Records with drawing code:

◇ ◇ ◇ ◇ ◇ ◇ ◇

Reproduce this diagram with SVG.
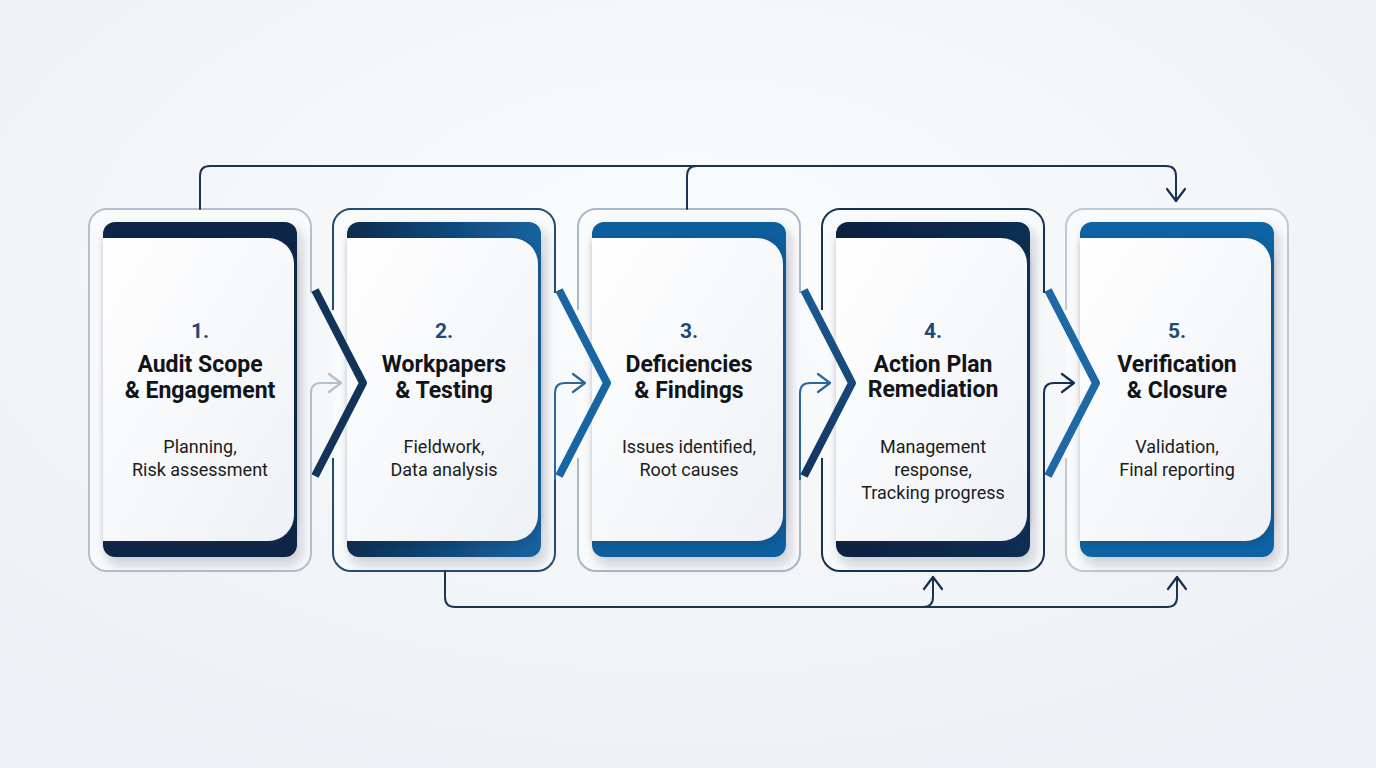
<svg xmlns="http://www.w3.org/2000/svg" width="1376" height="768" viewBox="0 0 1376 768">
<defs>
<radialGradient id="bg" cx="50%" cy="35%" r="75%">
<stop offset="0" stop-color="#fbfcfd"/><stop offset="1" stop-color="#eceff3"/>
</radialGradient>
<linearGradient id="face" x1="0" y1="0" x2="1" y2="1">
<stop offset="0" stop-color="#ffffff"/><stop offset="1" stop-color="#eef1f5"/>
</linearGradient>
<linearGradient id="p2" x1="0" y1="0" x2="1" y2="0">
<stop offset="0" stop-color="#0c2c50"/><stop offset="1" stop-color="#1563a2"/>
</linearGradient>
<linearGradient id="p4" x1="0" y1="0" x2="1" y2="0">
<stop offset="0" stop-color="#08213f"/><stop offset="1" stop-color="#0f2e54"/>
</linearGradient>
<linearGradient id="ul" x1="0" y1="0" x2="1" y2="0">
<stop offset="0" stop-color="#1d3f66"/><stop offset="1" stop-color="#2f72ab"/>
</linearGradient>
<linearGradient id="ch34" x1="0" y1="0" x2="0" y2="1">
<stop offset="0" stop-color="#1b5b95"/><stop offset="1" stop-color="#12345c"/>
</linearGradient>
<filter id="sh" x="-20%" y="-20%" width="150%" height="150%">
<feDropShadow dx="4" dy="7" stdDeviation="6" flood-color="#1b2b3c" flood-opacity="0.22"/>
</filter>
<filter id="fsh" x="-20%" y="-20%" width="150%" height="150%">
<feDropShadow dx="2" dy="2" stdDeviation="3" flood-color="#1b2b3c" flood-opacity="0.3"/>
</filter>
<marker id="ah" viewBox="-14 -11 16 22" markerWidth="16" markerHeight="22" refX="0" refY="0" orient="auto" markerUnits="userSpaceOnUse">
<path d="M-12,-9 L0,0 L-12,9" fill="none" stroke="context-stroke" stroke-width="2.2" stroke-linecap="round" stroke-linejoin="round"/>
</marker>
<marker id="ahN" viewBox="-14 -11 16 22" markerWidth="16" markerHeight="22" refX="0" refY="0" orient="auto" markerUnits="userSpaceOnUse">
<path d="M-12,-9 L0,0 L-12,9" fill="none" stroke="#16304f" stroke-width="2.2" stroke-linecap="round" stroke-linejoin="round"/>
</marker>
<marker id="ahG" viewBox="-14 -11 16 22" markerWidth="16" markerHeight="22" refX="0" refY="0" orient="auto" markerUnits="userSpaceOnUse">
<path d="M-12,-9 L0,0 L-12,9" fill="none" stroke="#b3bfcb" stroke-width="2.2" stroke-linecap="round" stroke-linejoin="round"/>
</marker>
<marker id="ahB" viewBox="-14 -11 16 22" markerWidth="16" markerHeight="22" refX="0" refY="0" orient="auto" markerUnits="userSpaceOnUse">
<path d="M-12,-9 L0,0 L-12,9" fill="none" stroke="#2b679b" stroke-width="2.2" stroke-linecap="round" stroke-linejoin="round"/>
</marker>
</defs>
<style>
text{font-family:Roboto,"Liberation Sans",Arial,sans-serif;text-anchor:middle}
.num{font-size:21px;font-weight:700;fill:#1f4a75}
.ttl{font-size:23px;font-weight:700;fill:#111418}
.dsc{font-size:18px;fill:#1b1d20}
.frm{fill:none;stroke-width:2}
.bg{fill:#f9fafb}
.face{fill:url(#face);filter:url(#fsh)}
.ul{stroke:url(#ul);stroke-width:3}
.con{fill:none;stroke:#1a3552;stroke-width:2;stroke-linecap:round;stroke-linejoin:round}
.arr{fill:none;stroke-width:2;stroke-linejoin:round}
.chev{fill:none;stroke-width:8;stroke-linejoin:round}
</style>
<rect width="1376" height="768" fill="url(#bg)"/>

<g id="card1">
<rect class="bg" x="89" y="209" width="222" height="362" rx="18"/>
<path class="frm" stroke="#b6c0ca" d="M311,293 V227 A18,18 0 0 0 293,209 H107 A18,18 0 0 0 89,227 V553 A18,18 0 0 0 107,571 H293 A18,18 0 0 0 311,553 V473"/>
<rect x="103" y="222" width="194" height="335" rx="12" fill="#0b2747" filter="url(#sh)"/>
<path class="face" d="M103,238 H268 A26,26 0 0 1 294,264 V515 A26,26 0 0 1 268,541 H103 Z"/>
<text class="num" x="200" y="338">1.</text>
<text class="ttl" x="200" y="372">Audit Scope</text>
<text class="ttl" x="200" y="398">&amp; Engagement</text>
<line class="ul" x1="180" y1="415" x2="220" y2="415"/>
<text class="dsc" x="200" y="453">Planning,</text>
<text class="dsc" x="200" y="476">Risk assessment</text>
</g>

<g id="card2">
<rect class="bg" x="333" y="209" width="222" height="362" rx="18"/>
<path class="frm" stroke="#234d73" d="M333,310 V227 A18,18 0 0 1 351,209 H537 A18,18 0 0 1 555,227 V293 M333,458 V553 A18,18 0 0 0 351,571 H537 A18,18 0 0 0 555,553 V473"/>
<rect x="347" y="222" width="194" height="335" rx="12" fill="url(#p2)" filter="url(#sh)"/>
<path class="face" d="M347,238 H512 A26,26 0 0 1 538,264 V515 A26,26 0 0 1 512,541 H347 Z"/>
<text class="num" x="444" y="338">2.</text>
<text class="ttl" x="444" y="372">Workpapers</text>
<text class="ttl" x="444" y="398">&amp; Testing</text>
<line class="ul" x1="424" y1="415" x2="464" y2="415"/>
<text class="dsc" x="444" y="453">Fieldwork,</text>
<text class="dsc" x="444" y="476">Data analysis</text>
</g>

<g id="card3">
<rect class="bg" x="578" y="209" width="222" height="362" rx="18"/>
<path class="frm" stroke="#a9b8c6" d="M578,310 V227 A18,18 0 0 1 596,209 H782 A18,18 0 0 1 800,227 V293 M578,458 V553 A18,18 0 0 0 596,571 H782 A18,18 0 0 0 800,553 V473"/>
<rect x="592" y="222" width="194" height="335" rx="12" fill="#0f5f9e" filter="url(#sh)"/>
<path class="face" d="M592,238 H757 A26,26 0 0 1 783,264 V515 A26,26 0 0 1 757,541 H592 Z"/>
<text class="num" x="689" y="338">3.</text>
<text class="ttl" x="689" y="372">Deficiencies</text>
<text class="ttl" x="689" y="398">&amp; Findings</text>
<line class="ul" x1="669" y1="415" x2="709" y2="415"/>
<text class="dsc" x="689" y="453">Issues identified,</text>
<text class="dsc" x="689" y="476">Root causes</text>
</g>

<g id="card4">
<rect class="bg" x="822" y="209" width="222" height="362" rx="18"/>
<path class="frm" stroke="#17324f" d="M822,310 V227 A18,18 0 0 1 840,209 H1026 A18,18 0 0 1 1044,227 V293 M822,458 V553 A18,18 0 0 0 840,571 H1026 A18,18 0 0 0 1044,553 V473"/>
<rect x="836" y="222" width="194" height="335" rx="12" fill="url(#p4)" filter="url(#sh)"/>
<path class="face" d="M836,238 H1001 A26,26 0 0 1 1027,264 V515 A26,26 0 0 1 1001,541 H836 Z"/>
<text class="num" x="933" y="338">4.</text>
<text class="ttl" x="933" y="372">Action Plan</text>
<text class="ttl" x="933" y="397">Remediation</text>
<line class="ul" x1="913" y1="415" x2="953" y2="415"/>
<text class="dsc" x="933" y="453">Management</text>
<text class="dsc" x="933" y="476">response,</text>
<text class="dsc" x="933" y="499">Tracking progress</text>
</g>

<g id="card5">
<rect class="bg" x="1066" y="209" width="222" height="362" rx="18"/>
<path class="frm" stroke="#c2c9d1" d="M1066,310 V227 A18,18 0 0 1 1084,209 H1270 A18,18 0 0 1 1288,227 V553 A18,18 0 0 1 1270,571 H1084 A18,18 0 0 1 1066,553 V458"/>
<rect x="1080" y="222" width="194" height="335" rx="12" fill="#1064a3" filter="url(#sh)"/>
<path class="face" d="M1080,238 H1245 A26,26 0 0 1 1271,264 V515 A26,26 0 0 1 1245,541 H1080 Z"/>
<text class="num" x="1177" y="338">5.</text>
<text class="ttl" x="1177" y="372">Verification</text>
<text class="ttl" x="1177" y="398">&amp; Closure</text>
<line class="ul" x1="1157" y1="415" x2="1197" y2="415"/>
<text class="dsc" x="1177" y="453">Validation,</text>
<text class="dsc" x="1177" y="476">Final reporting</text>
</g>

<g id="connectors">
<path class="chev" stroke="#123459" d="M315,290 L363,383 L315,476"/>
<path class="chev" stroke="#1765a3" d="M559,290 L607,383 L559,476"/>
<path class="chev" stroke="url(#ch34)" d="M804,290 L852,383 L804,476"/>
<path class="chev" stroke="#1e68a5" d="M1048,290 L1096,383 L1048,476"/>
<path class="arr" stroke="#b3bfcb" d="M311,480 V393 Q311,383 321,383 H341" marker-end="url(#ahG)"/>
<path class="arr" stroke="#2b679b" d="M555,480 V393 Q555,383 565,383 H585" marker-end="url(#ahB)"/>
<path class="arr" stroke="#2b679b" d="M800,480 V393 Q800,383 810,383 H830" marker-end="url(#ahB)"/>
<path class="arr" stroke="#16304f" d="M1044,480 V393 Q1044,383 1054,383 H1074" marker-end="url(#ahN)"/>
<path class="con" d="M200,209 V176 Q200,166 210,166 H1166 Q1176,166 1176,176 V201" marker-end="url(#ahN)"/>
<path class="con" d="M687,209 V176 Q687,166 697,166"/>
<path class="con" d="M445,571 V597 Q445,607 455,607 H1167 Q1177,607 1177,597 V577" marker-end="url(#ahN)"/>
<path class="con" d="M923,607 Q933,607 933,597 V577" marker-end="url(#ahN)"/>
</g>
</svg>
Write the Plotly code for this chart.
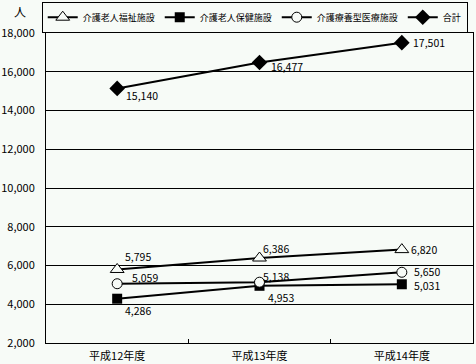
import plotly.graph_objects as go

categories = ["平成12年度", "平成13年度", "平成14年度"]
fukushi = [5795, 6386, 6820]
hoken = [4286, 4953, 5031]
ryoyo = [5059, 5138, 5650]
total = [15140, 16477, 17501]

names = ["介護老人福祉施設", "介護老人保健施設", "介護療養型医療施設", "合計"]
y_ticks = list(range(2000, 18001, 2000))

BG = "#f7fbf7"
FONT = "Noto Sans CJK JP"

def fmt(v):
    return f"{v:,}"

# label offsets in pixels (dx from marker to label's left edge, dy downward)
label_offsets = {
    names[0]: [(6, -13), (1, -10), (7, 0)],
    names[1]: [(6, 12), (6, 12), (10, 1)],
    names[2]: [(13, -6), (1, -6), (10, -1)],
    names[3]: [(7, 7), (9, 4), (9, 0)],
}

fig = go.Figure()

series = [
    (names[0], fukushi, dict(symbol="triangle-up", size=12, color=BG, line=dict(color="black", width=1))),
    (names[1], hoken, dict(symbol="square", size=10, color="black", line=dict(color="black", width=0))),
    (names[2], ryoyo, dict(symbol="circle", size=10, color=BG, line=dict(color="black", width=1))),
    (names[3], total, dict(symbol="diamond", size=12, color="black", line=dict(color="black", width=0))),
]

annotations = []
for name, vals, marker in series:
    fig.add_trace(go.Scatter(
        x=categories, y=vals, name=name, mode="lines+markers",
        line=dict(color="black", width=2), marker=marker,
        cliponaxis=False,
    ))
    for c, v, (dx, dy) in zip(categories, vals, label_offsets[name]):
        annotations.append(dict(
            x=c, y=v, xref="x", yref="y", text=fmt(v), showarrow=False,
            xanchor="left", yanchor="middle", xshift=dx, yshift=-dy,
            font=dict(size=10.5, color="black", family=FONT),
        ))

annotations.append(dict(text="人", x=-0.06, y=1.07, xref="paper", yref="paper",
                        xanchor="center", yanchor="middle",
                        showarrow=False, font=dict(size=12)))

fig.update_layout(
    width=476, height=364,
    margin=dict(l=46, r=3, t=33, b=21, autoexpand=False),
    paper_bgcolor=BG, plot_bgcolor=BG,
    font=dict(family=FONT, size=11, color="black"),
    showlegend=True,
    legend=dict(orientation="h", x=-0.01, xanchor="left", xref="paper",
                y=1.101, yanchor="top", yref="paper",
                bordercolor="black", borderwidth=1, bgcolor=BG,
                font=dict(size=9), itemwidth=30, tracegroupgap=0),
    xaxis=dict(type="category", range=[-0.5, 2.5],
               showline=True, linecolor="black", linewidth=1, mirror=True,
               ticks="inside", ticklen=4, tickcolor="black", tickson="boundaries",
               showgrid=False, tickfont=dict(size=11), ticklabelstandoff=3,
               fixedrange=True),
    yaxis=dict(range=[2000, 18000], tickvals=y_ticks,
               ticktext=[fmt(v) for v in y_ticks],
               showline=True, linecolor="black", linewidth=1, mirror=True,
               showgrid=True, gridcolor="black", gridwidth=1,
               ticks="", tickfont=dict(size=11), ticklabelstandoff=8,
               zeroline=False),
    annotations=annotations,
)
fig.write_html("out.html")
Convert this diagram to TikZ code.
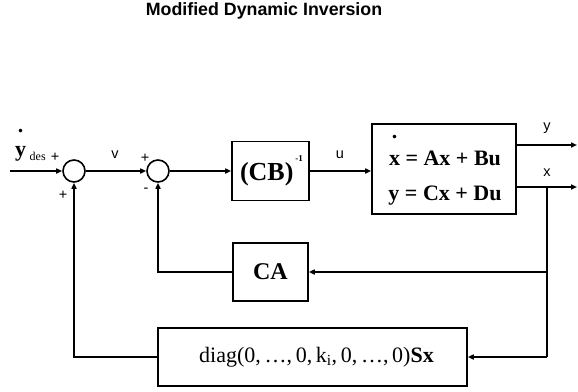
\documentclass[tikz,border=0pt]{standalone}
\usepackage{fontspec}
\setmainfont{Liberation Serif}
\newfontfamily\arial{Liberation Sans}
\usetikzlibrary{arrows.meta}
\newcommand\dotover[2]{\leavevmode\ooalign{#1\cr\hidewidth\smash{\raisebox{#2}{.}}\hidewidth\cr}}
\begin{document}
\begin{tikzpicture}[x=1pt,y=-1pt,
  line/.style={line width=1.6pt},
  arr/.style={line width=1.6pt, -{Triangle[length=6pt,width=5pt]}},
  blk/.style={draw, line width=1.6pt, inner sep=0pt},
  eqtext/.style={inner sep=0pt, anchor=base, font=\bfseries\fontsize{22}{22}\selectfont},
  sumc/.style={draw, circle, line width=1.6pt, minimum size=22pt, inner sep=0pt},
  lbl/.style={font=\arial\fontsize{14.5}{14.5}\selectfont, inner sep=0pt}
]
\useasboundingbox (0,0) rectangle (578,391);
\node[font=\arial\bfseries\fontsize{17.8}{18}\selectfont] (title) at (264,11) {Modified Dynamic Inversion};

\node[sumc] (s1) at (74,171) {};
\node[sumc] (s2) at (158,171) {};
\node[blk, minimum width=77pt, minimum height=59pt, font=\bfseries\fontsize{26}{26}\selectfont] (cb) at (270.5,171) {\hspace{2pt}(CB)\hspace{2pt}\raisebox{0.72em}{\fontsize{9}{9}\selectfont -1}};
\node[blk, minimum width=144pt, minimum height=90pt] (plant) at (444,169) {};
\node[eqtext] (eq1) at (445,165) {\dotover{x}{1.2em} = Ax + Bu};
\node[eqtext] (eq2) at (445,200) {y = Cx + Du};
\node[blk, minimum width=75pt, minimum height=58pt, font=\bfseries\fontsize{24}{24}\selectfont] (ca) at (270.5,272) {CA};
\node[blk, minimum width=309pt, minimum height=58pt, font=\fontsize{22}{22}\selectfont] (diag) at (312.5,357) {\hspace{8pt}diag(0,\,\ldots,\,0,\,k\textsubscript{i},\,0,\,\ldots,\,0)\textbf{Sx}};

\coordinate (in) at (10,171);
\coordinate (ye) at (577,145);
\coordinate (xe) at (577,187);
\coordinate (b1) at (547,187);
\coordinate (b2) at (547,272);
\coordinate (b3) at (547,357);

\draw[arr] (in) -- (s1);
\draw[arr] (s1) -- (s2);
\draw[arr] (s2) -- (cb);
\draw[arr] (cb.east) -- (cb.east -| plant.west);
\draw[arr] (plant.east |- ye) -- (ye);
\draw[arr] (plant.east |- xe) -- (xe);
\draw[line] (b1) -- (b3);
\draw[arr] (b2) -- (ca);
\draw[arr] (b3) -- (diag);
\draw[arr] (ca.west) -| (s2.south);
\draw[arr] (diag.west) -| (s1.south);

\node[anchor=base west, inner sep=0pt, font=\bfseries\fontsize{22}{22}\selectfont] (yd) at (15,156) {\dotover{y}{1.05em}};
\node[anchor=base west, inner sep=0pt, font=\fontsize{12}{12}\selectfont] (des) at (29.5,160) {des};
\node[lbl] (p1) at (55,157) {+};
\node[lbl] (p2) at (63,195) {+};
\node[lbl] (v) at (115,155) {v};
\node[lbl] (p3) at (145,158) {+};
\node[lbl] (m3) at (146,190) {-};
\node[lbl] (u) at (340,155) {u};
\node[lbl] (ylab) at (547,128) {y};
\node[lbl] (xlab) at (547,173) {x};
\end{tikzpicture}
\end{document}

◇ ◇ ◇ ◇ ◇ ◇ ◇

- Task prompt: Repeat only the lines from the one with "Convert this diagram to TikZ code." down to the one with "(b3) at (547,357);", word for word and both included, and leave the pictures out.

- Final result:
Convert this diagram to TikZ code.
\documentclass[tikz,border=0pt]{standalone}
\usepackage{fontspec}
\setmainfont{Liberation Serif}
\newfontfamily\arial{Liberation Sans}
\usetikzlibrary{arrows.meta}
\newcommand\dotover[2]{\leavevmode\ooalign{#1\cr\hidewidth\smash{\raisebox{#2}{.}}\hidewidth\cr}}
\begin{document}
\begin{tikzpicture}[x=1pt,y=-1pt,
  line/.style={line width=1.6pt},
  arr/.style={line width=1.6pt, -{Triangle[length=6pt,width=5pt]}},
  blk/.style={draw, line width=1.6pt, inner sep=0pt},
  eqtext/.style={inner sep=0pt, anchor=base, font=\bfseries\fontsize{22}{22}\selectfont},
  sumc/.style={draw, circle, line width=1.6pt, minimum size=22pt, inner sep=0pt},
  lbl/.style={font=\arial\fontsize{14.5}{14.5}\selectfont, inner sep=0pt}
]
\useasboundingbox (0,0) rectangle (578,391);
\node[font=\arial\bfseries\fontsize{17.8}{18}\selectfont] (title) at (264,11) {Modified Dynamic Inversion};

\node[sumc] (s1) at (74,171) {};
\node[sumc] (s2) at (158,171) {};
\node[blk, minimum width=77pt, minimum height=59pt, font=\bfseries\fontsize{26}{26}\selectfont] (cb) at (270.5,171) {\hspace{2pt}(CB)\hspace{2pt}\raisebox{0.72em}{\fontsize{9}{9}\selectfont -1}};
\node[blk, minimum width=144pt, minimum height=90pt] (plant) at (444,169) {};
\node[eqtext] (eq1) at (445,165) {\dotover{x}{1.2em} = Ax + Bu};
\node[eqtext] (eq2) at (445,200) {y = Cx + Du};
\node[blk, minimum width=75pt, minimum height=58pt, font=\bfseries\fontsize{24}{24}\selectfont] (ca) at (270.5,272) {CA};
\node[blk, minimum width=309pt, minimum height=58pt, font=\fontsize{22}{22}\selectfont] (diag) at (312.5,357) {\hspace{8pt}diag(0,\,\ldots,\,0,\,k\textsubscript{i},\,0,\,\ldots,\,0)\textbf{Sx}};

\coordinate (in) at (10,171);
\coordinate (ye) at (577,145);
\coordinate (xe) at (577,187);
\coordinate (b1) at (547,187);
\coordinate (b2) at (547,272);
\coordinate (b3) at (547,357);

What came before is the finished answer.